The Kamtchatdales have a great passion for dress. The costume of a rich man was formerly made of the skins of the reindeer, the fox, the dog, the marmot, the wild ram, bears’ and wolves’ feet, many seals and feathers. It required twenty animals, at least, to clothe a Kamtchatdale. Commerce was carried on exclusively by barter. A complete costume was worth about a hundred martens or a hundred foxes.[23]

[23] Müller.

But now this singular people have borrowed from the Russians the taste for the clothing material of civilized life, and in a slight degree for the form also. The women have odd whims; they stain their faces with red and white.
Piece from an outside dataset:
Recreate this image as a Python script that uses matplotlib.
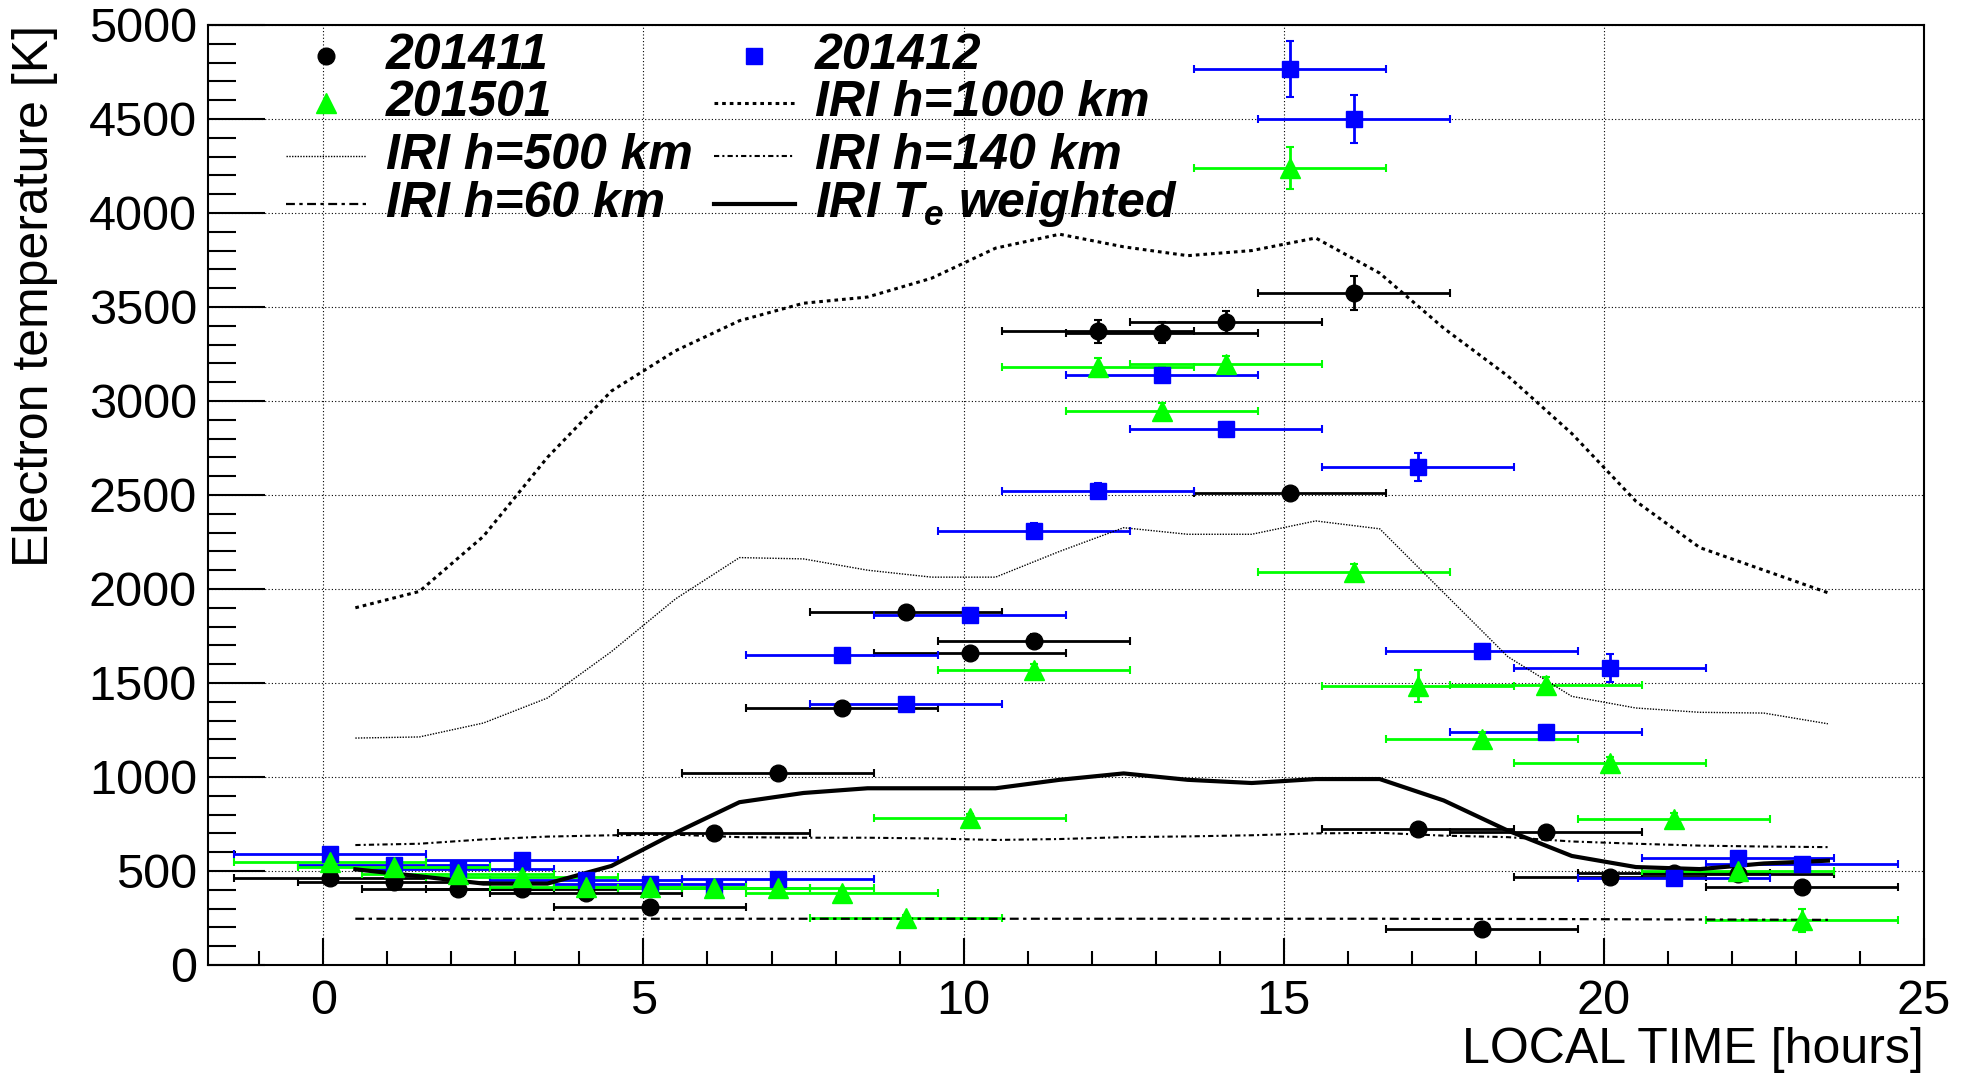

They are very particular in not showing themselves to a stranger before having undergone a special ablution, and then having been well reddened and tricked out.

In order to obtain fire they use the fire drill, and it is produced by twirling rapidly between the hands a round dry stick passed through a hole in a plank. A bit of bruised dry grass serves as tinder.

The manners of the Kamtchatdales are so very gross, that they resemble the instincts of animals rather than the habits of man. They have no idea of the spirituality of the soul.[24] Moreover, they have no religion. A single fête, called Purifications, fully described by Krachenninikov, consists so much more in dancing and revelling than in prayers and sacrifices, that it would be evidently wrong, I think, to consider it as forming part of any religious system.

[24] Steller.

The Kuriles inhabit the islands of the same name which stretch, one after the other, between the extremity of Kamtchatka and Japan. These people feel the influence of the civilized nation so near them; still they approach much nearer the inhabitants of Kamtchatka than those of Japan. They dwell in tents, like their neighbours on the north, and live on fish.

The Kamtchatdales and the Kuriles differ, however, on many points. A Kurile wife, when unfaithful to her husband, dishonours him. He then challenges his adversary, and they have a duel with clubs. He who challenges is the first to receive, on his back, three blows with a club of the thickness of a man’s arm. And then he returns as many to his enemy; the combat continues in this way, till one of them demands pardon or succumbs to the number and violence of the blows.